The hardcore Kyusha Shoe community was abuzz last weekend when one of the more interesting auction finds that I’ve ever come across appeared. It was a set of un-used and still in boxes Volk C1‘s complete with tags and instruction manuals, and one of the two aero options for the wheels, the flat Aero Caps.
This wasn’t the first peak we’ve had at new in boxes C1’s. A few months ago, a reader from Sweden very graciously shared his set with us. Launching in 1985, Rays Engineering called the C1 the “First Composite Wheel Made.” The value of that statement might be debatable given that the wheel is essentially a conventional aluminum dish wheel with a CFRP sheet bonded to its face. However, with some great aerodynamic add-ons, an asymmetrical design and Rays Engineering’s incredible attention to detail, in our opinion, the Volk C1 is clearly among the greatest wheels ever to come out of Japan.
And so, some of us fans discussed and debated… wondering what this set of C1’s could possible sell for.
Ultra-high value Kyusha Shoes tend to belong to a different class of wheel than these C1’s. They are generally ultra wide cast wheels from the seventies, or exquisite wire wheels.
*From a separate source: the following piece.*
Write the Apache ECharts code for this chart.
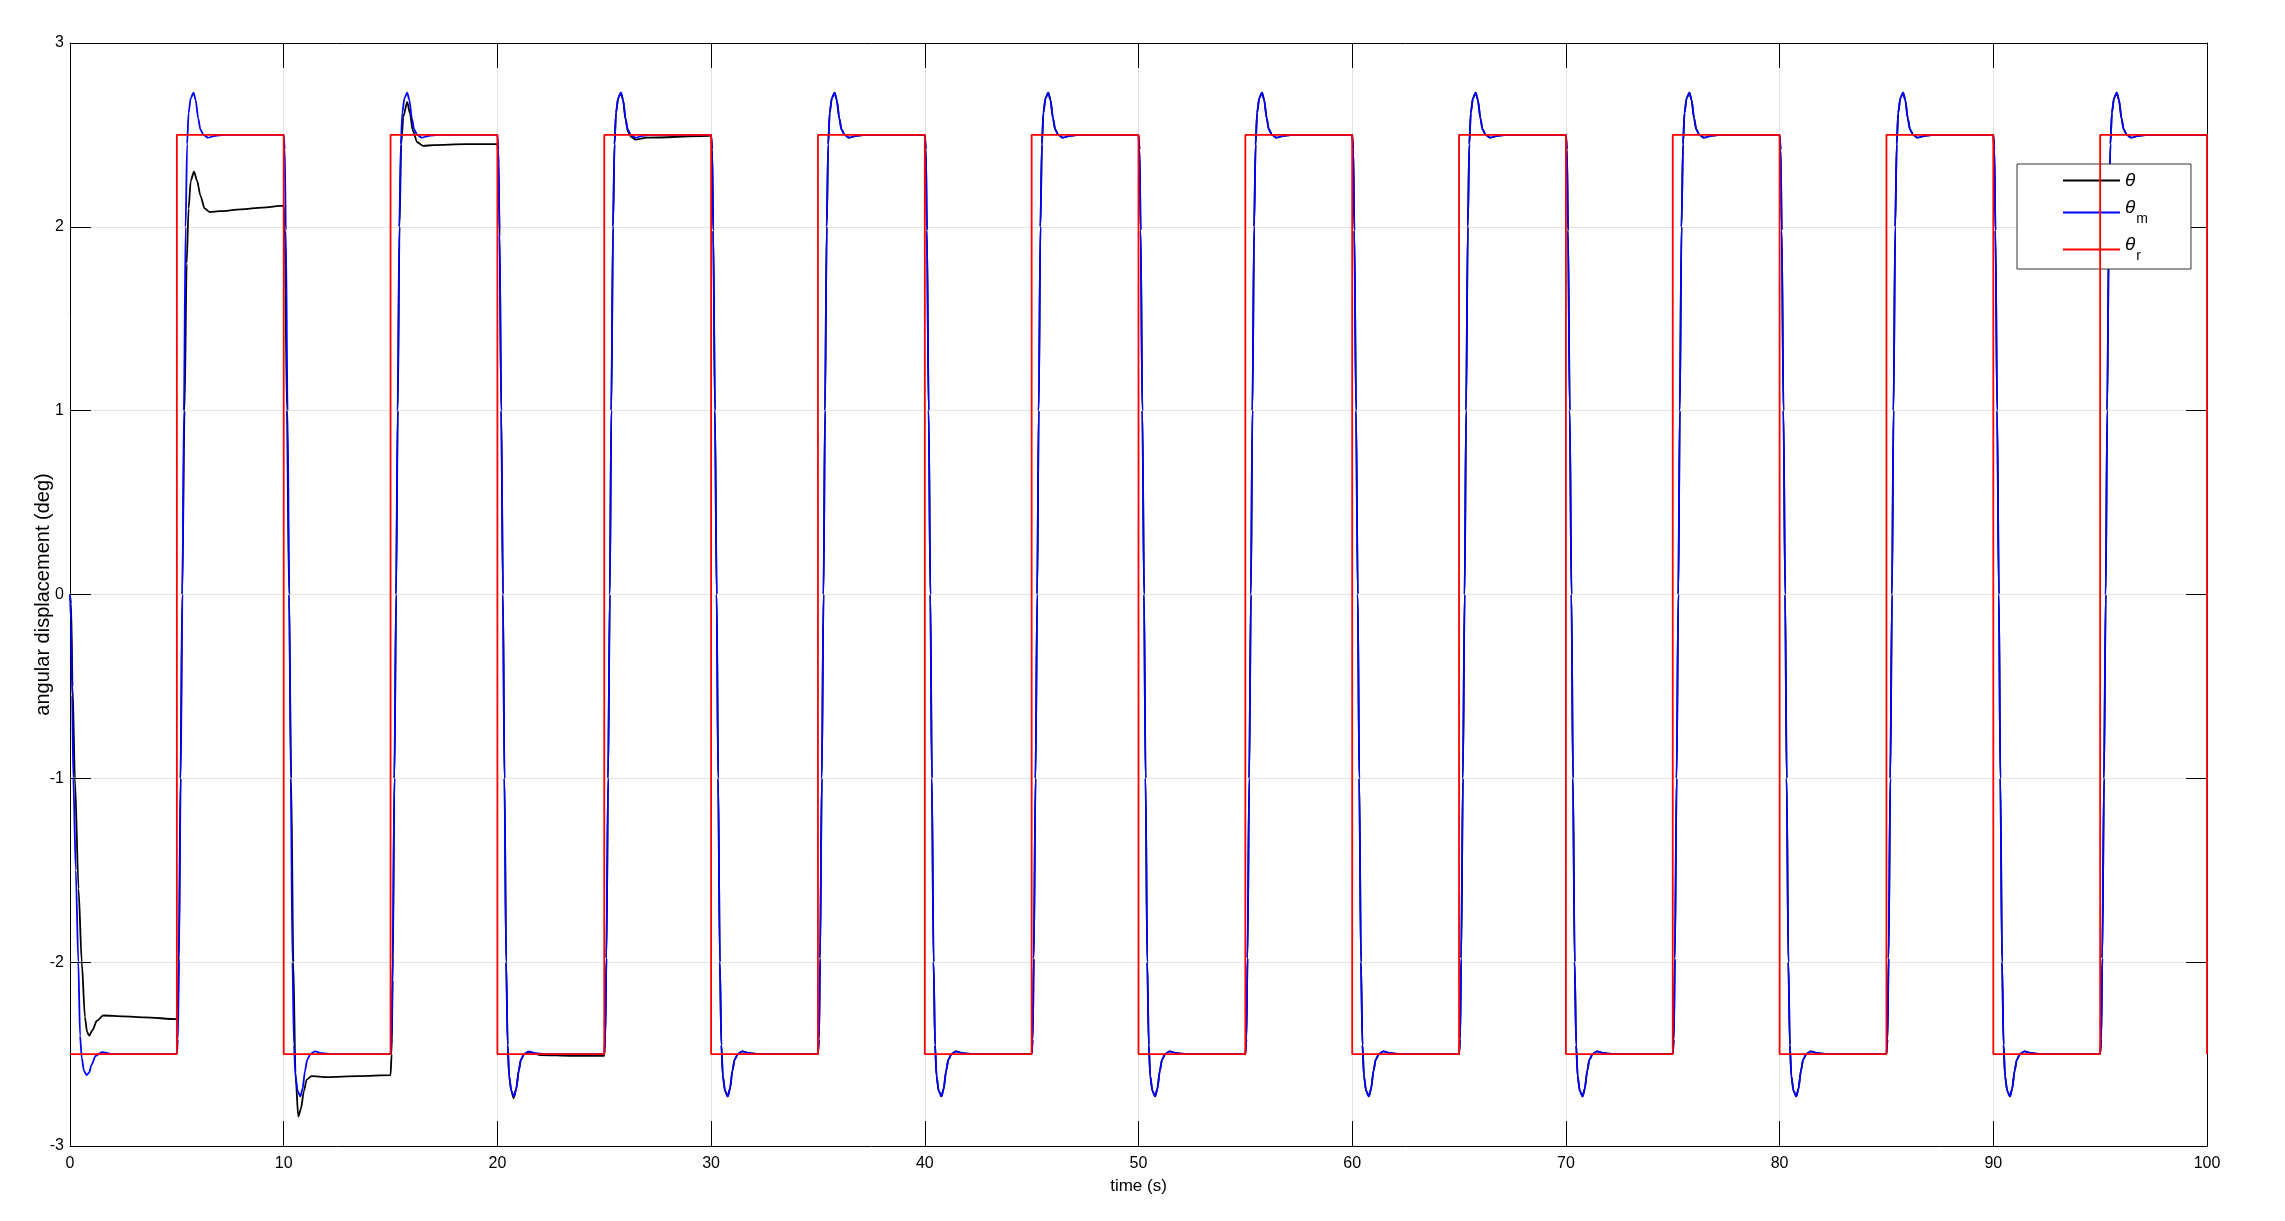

In general, street sports-type wheels from the eighties and nineties don’t tend to command maximum dollars, especially in measly 7J width like these C1’s were.
With less than 24hrs remaining, the bid which had started at 1, 000 円 had made its way to 61,500 円 (about $600USD) and I was converting my Canadian dollars into Japanese Yen in preparation to take a stab.
A couple of months prior I had watched a set of new in boxes Super Volk‘s (a prequel to the C1 in an era when Rays was playing around with construction techniques) go for around 80,000 円. I had expected those wheels to sell for a lot more than that, so I held optimism for the C1’s.
C1’s… that in my opinion, were missing the coolest part of the C1: the accessory option “Cooling Fins” which bolt to the wheel face to add cooling aero effects. Surely they would still be more than 80, 000円, but when they were missing the best part they couldn’t possibly be more than double that number could they? I placed my bid.
… and promptly got obliterated. The final selling price was a cool 297,000 円.
So my bid was meaningless, but it is interesting to see some great appreciation for an iconic wheel. That number puts them right in the ballpark with the most expensive set of Kyusha Shoes I’ve seen sell on auction (there’s an idea for a future post!).
“Hey look at these wheels I found, what are they worth?” is something that we find fairly often in our inboxes here. Generally, I think our answers only disappoint those who ask. We are talking about relatively simple pieces here that can be (and sometimes even are!) re-produced without incredible cost. When however, they include boxes and documentation and demonstrate designs that were revolutionary at the time, that makes them truly historic pieces.
In that case, I like to imagine that the sky is the limit.